Exercise instructions:
Look through the data below. Pick out the lines holding the string "that".

==== Information provided

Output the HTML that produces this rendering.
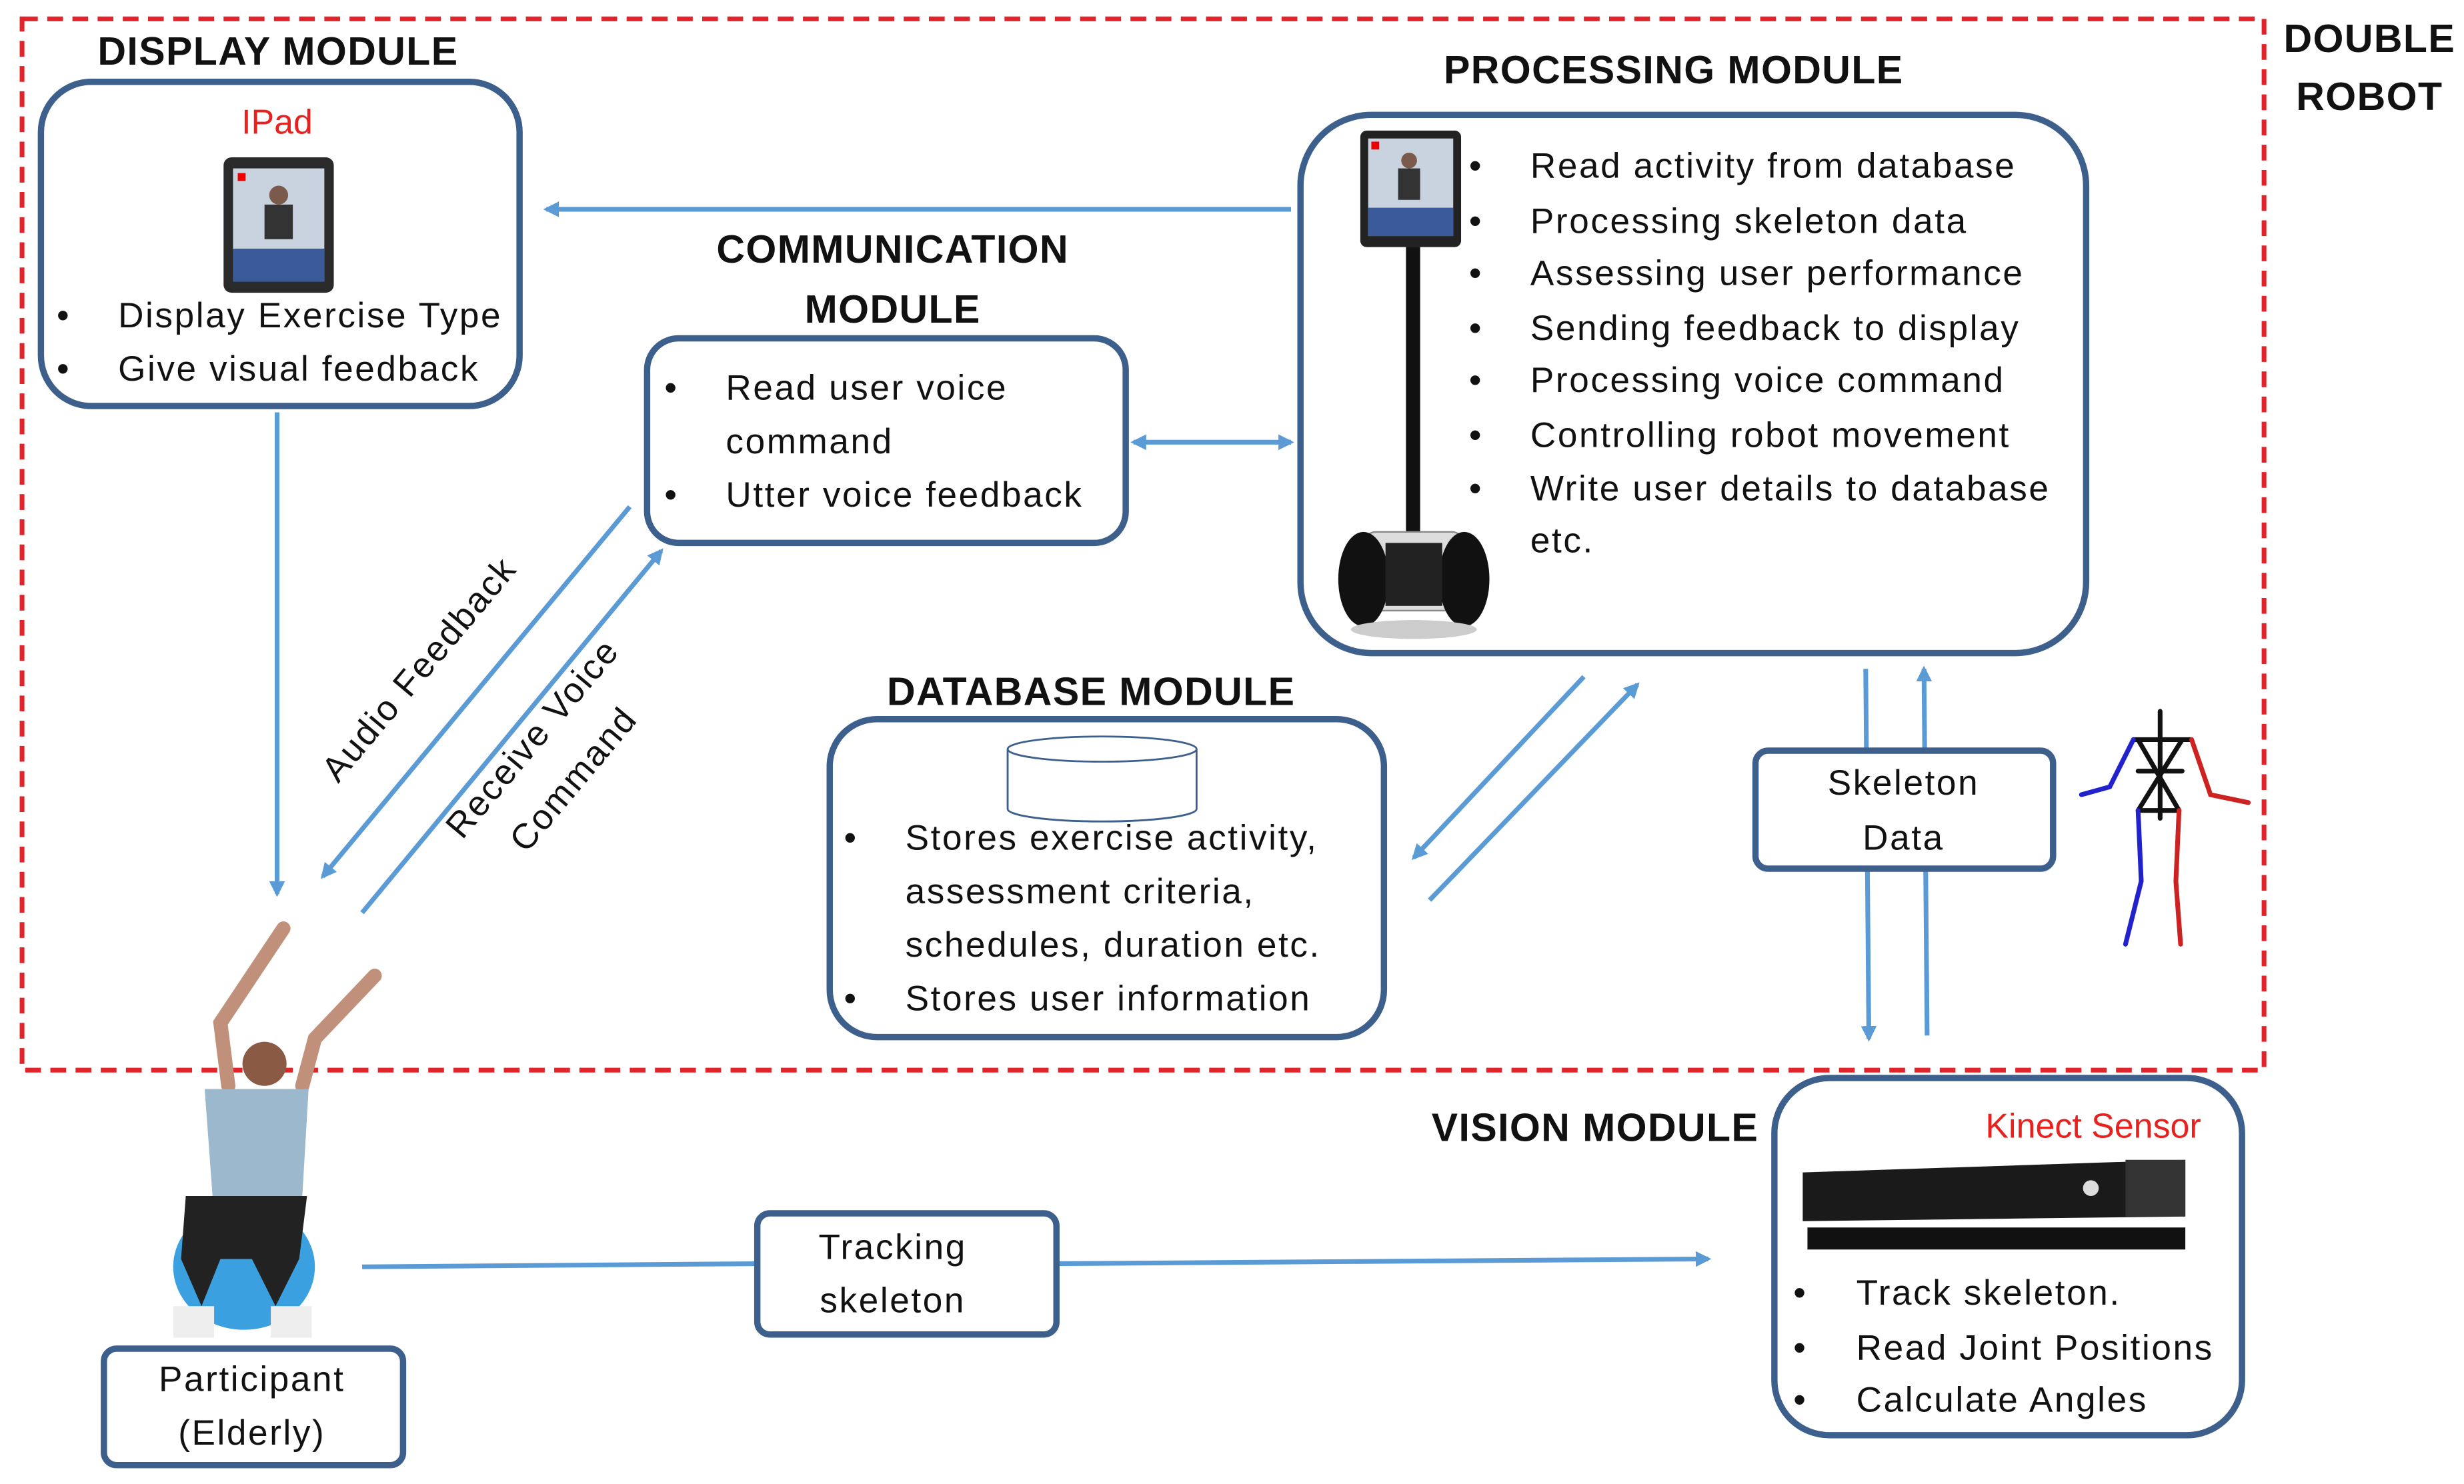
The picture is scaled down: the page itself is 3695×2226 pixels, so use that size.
<!DOCTYPE html>
<html><head><meta charset="utf-8"><style>
html,body{margin:0;padding:0;background:#fff;width:3695px;height:2226px;overflow:hidden}
svg{display:block}
text{font-family:"Liberation Sans",sans-serif}
.b{font-weight:bold;font-size:25px;fill:#111;letter-spacing:0.6px}
.t{font-size:22.5px;fill:#111;letter-spacing:1.1px}
.box{fill:#fff;stroke:#3d5f8c;stroke-width:4}
.ar{stroke:#5b9bd5;stroke-width:3;fill:none}
</style></head><body>
<svg width="3695" height="2226" viewBox="0 0 1565 943" preserveAspectRatio="none" xmlns="http://www.w3.org/2000/svg">
<defs>
<marker id="ah" markerWidth="10" markerHeight="10" refX="8" refY="5" orient="auto" markerUnits="userSpaceOnUse"><path d="M0,0 L10,5 L0,10 z" fill="#5b9bd5"/></marker>
<marker id="as" markerWidth="10" markerHeight="10" refX="2" refY="5" orient="auto" markerUnits="userSpaceOnUse"><path d="M10,0 L0,5 L10,10 z" fill="#5b9bd5"/></marker>
</defs>
<rect x="14" y="12" width="1424" height="668" fill="none" stroke="#e0242a" stroke-width="3" stroke-dasharray="10,6"/>
<text class="b" x="1505" y="33" text-anchor="middle">DOUBLE</text>
<text class="b" x="1505" y="70" text-anchor="middle">ROBOT</text>

<!-- arrows -->
<line class="ar" x1="820" y1="133" x2="347" y2="133" marker-end="url(#ah)"/>
<line class="ar" x1="176" y1="262" x2="176" y2="568" marker-end="url(#ah)"/>
<line class="ar" x1="400" y1="322" x2="205" y2="557" marker-end="url(#ah)"/>
<line class="ar" x1="230" y1="580" x2="420" y2="350" marker-end="url(#ah)"/>
<line class="ar" x1="720" y1="281" x2="820" y2="281" marker-start="url(#as)" marker-end="url(#ah)"/>
<line class="ar" x1="1006" y1="430" x2="898" y2="545" marker-end="url(#ah)"/>
<line class="ar" x1="908" y1="572" x2="1040" y2="435" marker-end="url(#ah)"/>
<line class="ar" x1="1185" y1="425" x2="1187" y2="660" marker-end="url(#ah)"/>
<line class="ar" x1="1224" y1="658" x2="1222" y2="425" marker-end="url(#ah)"/>
<line class="ar" x1="230" y1="805" x2="481" y2="803"/>
<line class="ar" x1="671" y1="803" x2="1085" y2="800" marker-end="url(#ah)"/>

<text class="t" transform="translate(272,430) rotate(-50)" text-anchor="middle">Audio Feedback</text>
<text class="t" transform="translate(344,474) rotate(-50)" text-anchor="middle">Receive Voice</text>
<text class="t" transform="translate(370,500) rotate(-50)" text-anchor="middle">Command</text>

<!-- Display -->
<text class="b" x="62" y="41">DISPLAY MODULE</text>
<rect class="box" x="26" y="52" width="304" height="206" rx="32"/>
<text x="176" y="85" text-anchor="middle" style="font-size:22px;fill:#e8201e">IPad</text>
<rect x="142" y="100" width="70" height="86" rx="5" fill="#2a2a2a"/>
<rect x="148" y="107" width="58" height="72" fill="#c9d3e0"/>
<rect x="148" y="158" width="58" height="21" fill="#3a5a9a"/>
<circle cx="177" cy="124" r="6" fill="#7a5a4a"/><rect x="168" y="130" width="18" height="22" fill="#333"/>
<rect x="151" y="110" width="5" height="5" fill="#e00"/>
<text class="t" x="36" y="208">•</text><text class="t" x="75" y="208">Display Exercise Type</text>
<text class="t" x="36" y="242">•</text><text class="t" x="75" y="242">Give visual feedback</text>

<!-- Communication -->
<text class="b" x="567" y="167" text-anchor="middle">COMMUNICATION</text>
<text class="b" x="567" y="205" text-anchor="middle">MODULE</text>
<rect class="box" x="411" y="215" width="304" height="130" rx="20"/>
<text class="t" x="422" y="254">•</text><text class="t" x="461" y="254">Read user voice</text>
<text class="t" x="461" y="288">command</text>
<text class="t" x="422" y="322">•</text><text class="t" x="461" y="322">Utter voice feedback</text>

<!-- Processing -->
<text class="b" x="1063" y="53" text-anchor="middle">PROCESSING MODULE</text>
<rect class="box" x="826" y="73" width="499" height="342" rx="45"/>
<rect x="864" y="83" width="64" height="74" rx="4" fill="#222"/>
<rect x="869" y="88" width="54" height="62" fill="#c9d3e0"/>
<rect x="869" y="132" width="54" height="18" fill="#3a5a9a"/>
<circle cx="895" cy="102" r="5" fill="#7a5a4a"/><rect x="888" y="107" width="14" height="20" fill="#333"/>
<rect x="871" y="90" width="5" height="5" fill="#e00"/>
<rect x="893" y="157" width="9" height="190" fill="#111"/>
<rect x="866" y="338" width="64" height="50" rx="8" fill="#ddd" stroke="#888"/>
<ellipse cx="866" cy="368" rx="16" ry="30" fill="#111"/>
<ellipse cx="930" cy="368" rx="16" ry="30" fill="#111"/>
<rect x="880" y="345" width="36" height="40" fill="#222"/>
<ellipse cx="898" cy="400" rx="40" ry="6" fill="#ccc"/>
<text class="t" x="933" y="113">•</text><text class="t" x="972" y="113">Read activity from database</text>
<text class="t" x="933" y="148">•</text><text class="t" x="972" y="148">Processing skeleton data</text>
<text class="t" x="933" y="181">•</text><text class="t" x="972" y="181">Assessing user performance</text>
<text class="t" x="933" y="216">•</text><text class="t" x="972" y="216">Sending feedback to display</text>
<text class="t" x="933" y="249">•</text><text class="t" x="972" y="249">Processing voice command</text>
<text class="t" x="933" y="284">•</text><text class="t" x="972" y="284">Controlling robot movement</text>
<text class="t" x="933" y="318">•</text><text class="t" x="972" y="318">Write user details to database</text>
<text class="t" x="972" y="351">etc.</text>

<!-- Database -->
<text class="b" x="693" y="448" text-anchor="middle">DATABASE MODULE</text>
<rect class="box" x="527" y="457" width="352" height="202" rx="30"/>
<path d="M640,476 L640,514 A60,8 0 0 0 760,514 L760,476" fill="#fff" stroke="#3d5f8c" stroke-width="1.2"/>
<ellipse cx="700" cy="476" rx="60" ry="8" fill="#fff" stroke="#3d5f8c" stroke-width="1.2"/>
<text class="t" x="536" y="540">•</text><text class="t" x="575" y="540">Stores exercise activity,</text>
<text class="t" x="575" y="574">assessment criteria,</text>
<text class="t" x="575" y="608">schedules, duration etc.</text>
<text class="t" x="536" y="642">•</text><text class="t" x="575" y="642">Stores user information</text>

<!-- Skeleton data -->
<rect class="box" x="1115" y="477" width="189" height="75" rx="8"/>
<text class="t" x="1209" y="505" text-anchor="middle">Skeleton</text>
<text class="t" x="1209" y="540" text-anchor="middle">Data</text>
<g stroke-width="3" fill="none" stroke-linecap="round">
<path d="M1372,452 L1372,520" stroke="#111"/>
<path d="M1355,470 L1392,470 M1358,490 L1386,490 M1358,470 L1384,515 M1386,470 L1358,515 M1358,515 L1384,515" stroke="#111"/>
<path d="M1355,470 L1340,500 L1322,505" stroke="#2222cc"/>
<path d="M1392,470 L1404,505 L1428,510" stroke="#cc2222"/>
<path d="M1358,515 L1360,560 L1350,600" stroke="#2222cc"/>
<path d="M1384,515 L1382,560 L1385,600" stroke="#cc2222"/>
</g>

<!-- Vision -->
<text class="b" x="1117" y="725" text-anchor="end">VISION MODULE</text>
<rect class="box" x="1127" y="685" width="297" height="227" rx="35"/>
<text x="1398" y="723" text-anchor="end" style="font-size:22px;fill:#e8201e">Kinect Sensor</text>
<path d="M1145,745 L1388,737 L1388,773 L1145,776 z" fill="#1a1a1a"/>
<rect x="1350" y="737" width="38" height="36" fill="#333"/>
<rect x="1148" y="780" width="240" height="14" fill="#111"/>
<circle cx="1328" cy="755" r="5" fill="#ddd"/>
<text class="t" x="1139" y="829">•</text><text class="t" x="1179" y="829">Track skeleton.</text>
<text class="t" x="1139" y="864">•</text><text class="t" x="1179" y="864">Read Joint Positions</text>
<text class="t" x="1139" y="897">•</text><text class="t" x="1179" y="897">Calculate Angles</text>

<!-- Tracking -->
<rect class="box" x="481" y="771" width="190" height="77" rx="8"/>
<text class="t" x="567" y="800" text-anchor="middle">Tracking</text>
<text class="t" x="567" y="834" text-anchor="middle">skeleton</text>

<!-- Person -->
<g>
<path d="M145,690 L140,650 L160,620 L180,590" stroke="#c0907a" stroke-width="9" fill="none" stroke-linecap="round"/>
<path d="M192,690 L200,660 L238,620" stroke="#c0907a" stroke-width="9" fill="none" stroke-linecap="round"/>
<circle cx="168" cy="676" r="14" fill="#8a5a44"/>
<path d="M130,692 L196,692 L192,760 L135,760 z" fill="#9cb8cc"/>
<ellipse cx="155" cy="805" rx="45" ry="40" fill="#3aa0e0"/>
<path d="M118,760 L195,760 L190,800 L175,830 L160,800 L140,800 L128,830 L115,800 z" fill="#222"/>
<rect x="110" y="830" width="26" height="20" fill="#eee"/>
<rect x="172" y="830" width="26" height="20" fill="#eee"/>
</g>
<rect class="box" x="66" y="857" width="190" height="74" rx="8"/>
<text class="t" x="160" y="884" text-anchor="middle">Participant</text>
<text class="t" x="160" y="918" text-anchor="middle">(Elderly)</text>
</svg>
</body></html>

========

Correct response:
Output the HTML that produces this rendering.
The picture is scaled down: the page itself is 3695×2226 pixels, so use that size.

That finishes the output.